In doing research, you have to park in the long-term parking at Century II. Depending on what is going on, you may have to park far away. If you are taking materials of your own to work with, the distance and the weather play an important part in when and if you can go.
There is a lot of additional material that could be used, but for lack of space it is stored elsewhere.
I think we should use the plans developed by the library board and staff, as they know the system and the people who use it. If something is in Oklahoma City or someplace else, it doesn’t mean it is good for the people of Wichita. Other people who take trips to look at other systems are suddenly experts on what the design should look like and want to change things.
Money can be found for all kinds of other projects, and the library just gets pushed in the corner. Let’s build it downtown in the place where the city has the land. Do it right and do it now.
KENNETH L. MILLER
Afraid it will work
In reading about the panel discussion last week with Sen. Pat Roberts, R-Kan., and several of our Kansas members of Congress (Aug. 20 Eagle), I was struck by the fact that they were afraid Obamacare would work too well, not that it would fail.
Another thing that struck me was the lack of facts they had, such as about how much insurance rates may rise. The facts are that several of the states that are opening health-insurance exchanges are seeing rate drops of 20 to 50 percent.
These are facts, and we might be seeing them in Kansas if our governor had not sent back $31 million to help set up exchanges. He is also refusing to implement the Medicaid expansion that would give health insurance to low-income Kansans, saving lives. You can die from lack of health care.

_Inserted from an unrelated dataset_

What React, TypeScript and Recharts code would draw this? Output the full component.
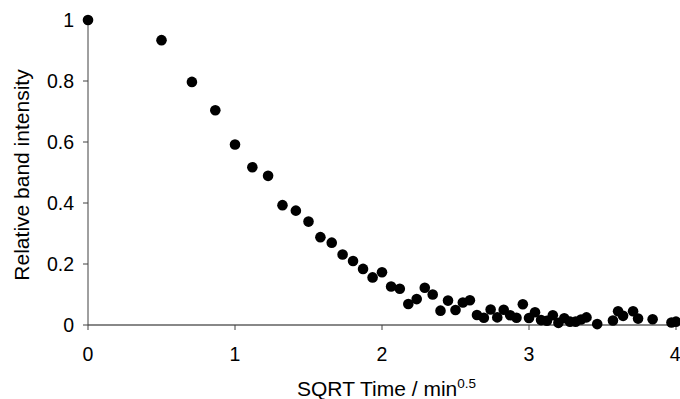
import { ScatterChart, Scatter, XAxis, YAxis, Label } from "recharts";

// sqrt(time) values
const sqrtTime = [
  0, 0.5, 0.707, 0.866, 1.0, 1.118, 1.225, 1.323, 1.414, 1.5, 1.581, 1.658,
  1.732, 1.803, 1.871, 1.936, 2.0, 2.062, 2.121, 2.179, 2.236, 2.291, 2.345,
  2.398, 2.449, 2.5, 2.55, 2.598, 2.646, 2.693, 2.739, 2.784, 2.828, 2.872,
  2.915, 2.958, 3.0, 3.041, 3.082, 3.122, 3.162, 3.2, 3.24, 3.279, 3.317,
  3.354, 3.391, 3.464, 3.571, 3.606, 3.64, 3.708, 3.742, 3.841, 3.969, 4.0,
];

const intensity = [
  1.0, 0.934, 0.797, 0.704, 0.592, 0.517, 0.489, 0.393, 0.375, 0.339, 0.288,
  0.27, 0.231, 0.21, 0.184, 0.156, 0.173, 0.126, 0.119, 0.069, 0.085, 0.122,
  0.1, 0.047, 0.08, 0.049, 0.074, 0.081, 0.033, 0.024, 0.051, 0.025, 0.05,
  0.032, 0.024, 0.068, 0.023, 0.042, 0.016, 0.014, 0.032, 0.007, 0.022,
  0.011, 0.011, 0.018, 0.025, 0.003, 0.015, 0.045, 0.03, 0.045, 0.021, 0.019,
  0.008, 0.011,
];

const xTicks = [0, 1, 2, 3, 4];
const yTicks = [0, 0.2, 0.4, 0.6, 0.8, 1];

const data = sqrtTime.map((x, i) => ({ x, y: intensity[i] }));

const font = "'Liberation Sans', Arial, sans-serif";
const tickStyle = { fontSize: 19.5, fill: "#000", fontFamily: font };

const Dot = (props: any) => <circle cx={props.cx} cy={props.cy} r={5.3} fill="#000" />;

const XTitle = () => (
  <text x={297} y={396} fontFamily={font} fontSize={21} fill="#000">
    SQRT Time / min
    <tspan fontSize={13.5} dy={-8.5}>0.5</tspan>
  </text>
);

const YTitle = () => (
  <text
    transform="translate(29,175) rotate(-90)"
    textAnchor="middle"
    fontFamily={font}
    fontSize={21}
    fill="#000"
  >
    Relative band intensity
  </text>
);

export default function App() {
  return (
    <div style={{ width: 680, height: 399, background: "#fff" }}>
      <style>{"body{margin:0}"}</style>
      <ScatterChart width={680} height={399} margin={{ top: 20, right: 4, bottom: 14, left: 28 }}>
        <XAxis
          type="number"
          dataKey="x"
          domain={[0, 4]}
          ticks={xTicks}
          tick={tickStyle}
          tickSize={5}
          tickMargin={17}
          height={60}
          stroke="#888"
          strokeWidth={2}
          tickLine={{ stroke: "#404040", strokeWidth: 1 }}
        >
          <Label content={<XTitle />} />
        </XAxis>
        <YAxis
          type="number"
          dataKey="y"
          domain={[0, 1]}
          ticks={yTicks}
          tick={tickStyle}
          tickSize={5}
          tickMargin={9}
          width={60}
          stroke="#404040"
        >
          <Label content={<YTitle />} />
        </YAxis>
        <Scatter data={data} shape={<Dot />} isAnimationActive={false} />
      </ScatterChart>
    </div>
  );
}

Our governor is preparing to run for president in 2016 and must be sure that there is nothing to cast doubt on his conservative credentials, even at the cost of the lives of Kansas’ poor.
I looked at the headline “Bill would let utilities buy credits from other states” (Aug. 8 Eagle) and wondered what that meant. As I read on, the article explained: “The bill would allow Kansas utilities to comply with state renewable-energy standards by purchasing credits – not actual power – from hydroelectric plants in the west, rather than investing the money directly in Kansas wind energy.” The article added: “That could cause the state to lose the environmental, economic and employment benefits of companies building and operating wind farms in rural Kansas.”
Who wants this done? The American Legislative Exchange Council, that’s who. And what is ALEC? It’s a group of business lawmakers who gather, in private, to produce model legislative bills for our state government to adopt. Often, their proposals are adopted “practically word for word.”
This action is, if not fraudulent, almost anti-American. It robs Kansas of opportunities and income; it robs the world of natural resources; and it makes Kansas a lackey, paying tribute to “richer” states.
ALEC is no friend of mine, nor of Kansas. I’ll take conservation over “conservatives.”